* _Records for the exercise_

★ ★ ★

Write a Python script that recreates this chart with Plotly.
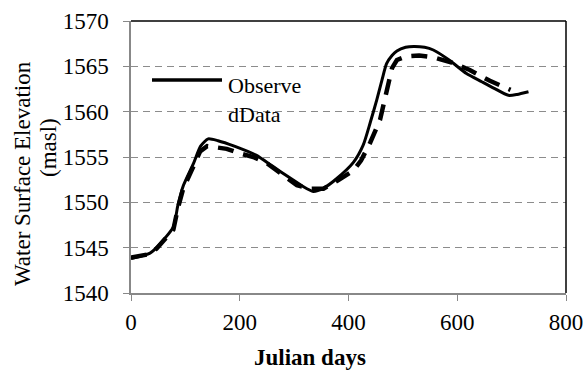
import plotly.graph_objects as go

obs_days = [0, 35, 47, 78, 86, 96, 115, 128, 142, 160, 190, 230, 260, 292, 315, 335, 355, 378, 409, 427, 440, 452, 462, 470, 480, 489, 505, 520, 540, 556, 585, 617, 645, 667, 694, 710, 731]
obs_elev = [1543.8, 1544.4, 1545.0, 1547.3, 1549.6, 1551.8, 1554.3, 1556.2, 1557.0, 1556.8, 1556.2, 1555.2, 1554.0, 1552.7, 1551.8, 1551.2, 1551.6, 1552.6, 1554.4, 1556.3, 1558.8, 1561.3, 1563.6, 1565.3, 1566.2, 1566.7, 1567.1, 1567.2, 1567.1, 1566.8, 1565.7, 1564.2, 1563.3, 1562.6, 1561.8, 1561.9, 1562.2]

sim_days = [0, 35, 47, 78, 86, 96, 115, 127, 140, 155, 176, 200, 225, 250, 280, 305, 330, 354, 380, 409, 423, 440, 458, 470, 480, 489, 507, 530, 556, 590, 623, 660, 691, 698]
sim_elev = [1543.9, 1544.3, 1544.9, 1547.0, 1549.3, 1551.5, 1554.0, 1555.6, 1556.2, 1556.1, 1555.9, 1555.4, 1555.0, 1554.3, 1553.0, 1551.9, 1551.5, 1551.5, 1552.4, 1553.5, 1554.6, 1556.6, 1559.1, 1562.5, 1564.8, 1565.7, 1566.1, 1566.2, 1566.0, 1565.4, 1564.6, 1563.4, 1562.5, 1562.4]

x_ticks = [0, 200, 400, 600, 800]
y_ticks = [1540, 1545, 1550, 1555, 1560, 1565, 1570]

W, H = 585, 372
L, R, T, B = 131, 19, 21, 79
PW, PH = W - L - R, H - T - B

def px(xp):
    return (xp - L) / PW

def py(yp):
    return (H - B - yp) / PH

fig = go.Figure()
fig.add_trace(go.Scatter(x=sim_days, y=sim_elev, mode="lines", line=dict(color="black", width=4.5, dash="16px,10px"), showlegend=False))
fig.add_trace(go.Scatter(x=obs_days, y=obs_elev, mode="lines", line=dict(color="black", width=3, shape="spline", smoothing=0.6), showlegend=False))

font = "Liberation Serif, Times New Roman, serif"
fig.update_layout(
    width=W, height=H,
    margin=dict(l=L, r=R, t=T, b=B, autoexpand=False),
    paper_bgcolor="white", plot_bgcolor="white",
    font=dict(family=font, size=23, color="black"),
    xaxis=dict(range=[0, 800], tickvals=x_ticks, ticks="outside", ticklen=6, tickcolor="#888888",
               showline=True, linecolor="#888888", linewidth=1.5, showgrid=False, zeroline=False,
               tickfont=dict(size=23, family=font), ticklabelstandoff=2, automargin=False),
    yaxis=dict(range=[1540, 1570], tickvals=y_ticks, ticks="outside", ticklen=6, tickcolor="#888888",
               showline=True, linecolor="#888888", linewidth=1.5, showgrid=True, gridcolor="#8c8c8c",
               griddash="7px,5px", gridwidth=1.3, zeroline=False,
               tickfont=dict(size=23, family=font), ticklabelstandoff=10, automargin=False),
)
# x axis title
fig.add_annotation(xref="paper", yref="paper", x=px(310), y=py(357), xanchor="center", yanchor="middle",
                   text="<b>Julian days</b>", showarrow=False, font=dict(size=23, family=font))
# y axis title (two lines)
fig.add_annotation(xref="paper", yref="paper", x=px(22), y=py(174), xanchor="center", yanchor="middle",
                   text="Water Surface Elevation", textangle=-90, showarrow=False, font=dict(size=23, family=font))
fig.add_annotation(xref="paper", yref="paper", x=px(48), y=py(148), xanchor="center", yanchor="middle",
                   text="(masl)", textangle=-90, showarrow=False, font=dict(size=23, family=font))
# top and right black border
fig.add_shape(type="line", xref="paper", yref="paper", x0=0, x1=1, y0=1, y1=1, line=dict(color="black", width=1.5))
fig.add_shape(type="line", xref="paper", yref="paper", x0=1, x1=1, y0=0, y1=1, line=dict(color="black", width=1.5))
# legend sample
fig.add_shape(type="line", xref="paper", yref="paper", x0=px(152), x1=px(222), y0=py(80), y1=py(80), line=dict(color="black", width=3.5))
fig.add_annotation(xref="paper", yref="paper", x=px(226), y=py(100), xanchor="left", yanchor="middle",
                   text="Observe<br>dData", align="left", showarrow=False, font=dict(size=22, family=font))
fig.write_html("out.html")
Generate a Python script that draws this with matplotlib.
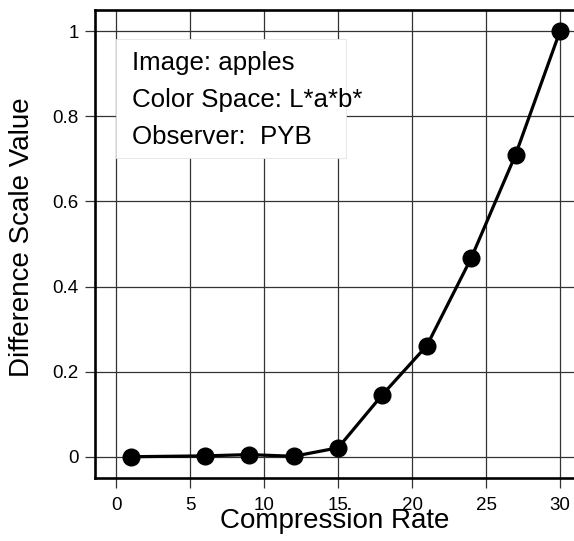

★ ★ ★

* _Your objective_
Write out exactly the lines between the start of the data and the line with "1561.8, 1561.9, 1562.2]", including both, but none of the pictures.

* _Response to the exercise_
Write a Python script that recreates this chart with Plotly.
import plotly.graph_objects as go

obs_days = [0, 35, 47, 78, 86, 96, 115, 128, 142, 160, 190, 230, 260, 292, 315, 335, 355, 378, 409, 427, 440, 452, 462, 470, 480, 489, 505, 520, 540, 556, 585, 617, 645, 667, 694, 710, 731]
obs_elev = [1543.8, 1544.4, 1545.0, 1547.3, 1549.6, 1551.8, 1554.3, 1556.2, 1557.0, 1556.8, 1556.2, 1555.2, 1554.0, 1552.7, 1551.8, 1551.2, 1551.6, 1552.6, 1554.4, 1556.3, 1558.8, 1561.3, 1563.6, 1565.3, 1566.2, 1566.7, 1567.1, 1567.2, 1567.1, 1566.8, 1565.7, 1564.2, 1563.3, 1562.6, 1561.8, 1561.9, 1562.2]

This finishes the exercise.